The UN resolution is perhaps most favorable to Palestinian President
Mahmoud Abbas who, while his 4-year term officially ran out on January
9, has been trying to use the diplomatic process to secure his rule at
home. Warnings by the Chief of the Shin Bet in late August of the need
to come up with a political solution prior to the end of Abbas' term
prompted the PLO to declare him "the president of the future state of
Palestine." But the PLO is not an elected body and cannot legitimately
elect others to power. Thus, to win more time in office Abbas has used
the current negotiations to extend his term, hoping to bypass the
Palestinian elections for another year.
Indeed, Abbas' statement that an Israeli rejection of the Gaza
ceasefire makes it responsible for "perpetuating a waterfall of blood"
is also true in that it would severely weaken his own rule; further
destabilizing an already tense political atmosphere in the West Bank.
Resolution Lacks Substance
The resolution is not legally binding and issues no time restrictions.
Granted, it "stresses the urgency of and calls for an immediate,
durable and fully respected ceasefire leading to the withdrawal of
Israeli forces from Gaza." However, when words like "durable" and
"leading to" are translated into military terminology, it means that
Israel now has free reign to end Gaza blitzkrieg when it wants.
The resolution also dilutes important issues by addressing everyone's
concerns without imposing protocols for their engagement. Violence
against civilians is condemned. Humanitarian assistance is to be
distributed. Initiatives aimed at creating and opening humanitarian
corridors are welcomed. Tangible steps toward intra-Palestinian
reconciliation are encouraged. Intensified discussions will occur. And
finally, member states are instructed to increase efforts for peace.

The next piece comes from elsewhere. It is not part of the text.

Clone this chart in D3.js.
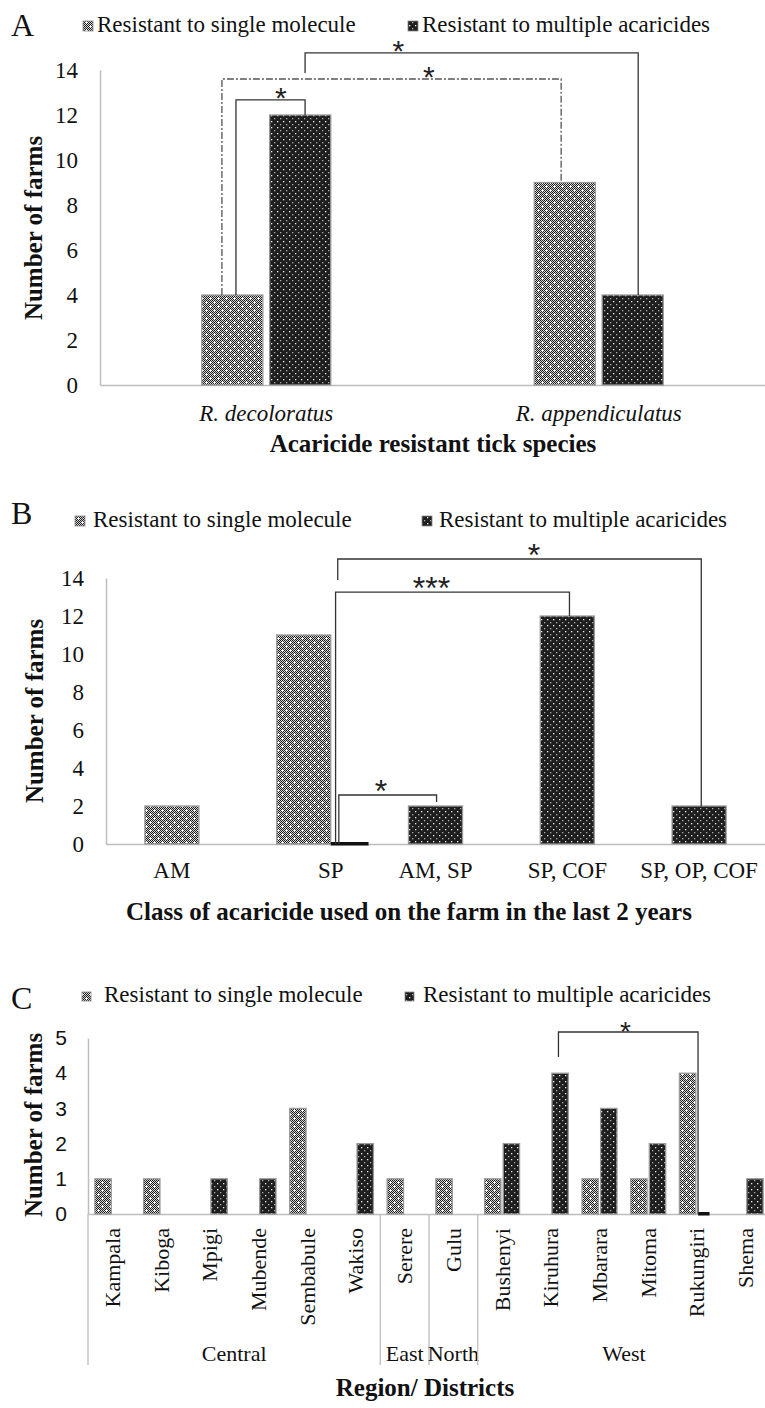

Vague language with various mechanisms attached. In fact, Hamas is not
even mentioned in the resolution. Even the reopening of the crossing
points in Gaza are to be conducted through a document signed by the
Palestinian Authority in 2005 and dealt with through Cairo. Further,
it was just announced on January 10, that EU diplomats seek to bypass
Hamas by restoring control over the crossings to Fatah-led PA security
personnel.
As evident from the attacks of the past few days, the resolution
allows Israel to announce its own ceasefire and not be bound by an
international document. In effect, it serves as yet another diplomatic
cushion between Israel's ongoing war crimes in Gaza and the region,
and international law.
Thus far, it is becoming evident that both Mahmoud Abbas and the Arab
states jumped on the U.S.-led diplomatic train to quell widespread
public dissent at home, the effect of which is the encouragement of
Israeli unilateralism. And while recent movement by Abbas and the
Egyptian-led initiative seeks to broker agreement from Israel and
Hamas on the UN document, both have yet to adopt its recommendations.
Until the adoption of a resolution with vigor or the severe insertion
of a world power both with the political prudence of sitting down with
Hamas and the ability of cornering Israel into a ceasefire, the
unbearable status quo persists. In the meantime, Israeli bombs rain on
the Strip and people of conscience around the world are glued to their
televisions, continuing to witness an organized genocide against an
oppressed peoples. •
Shourideh Cherie Molavi writes regulary on, and reports from,
Palestine, and also lives in Toronto.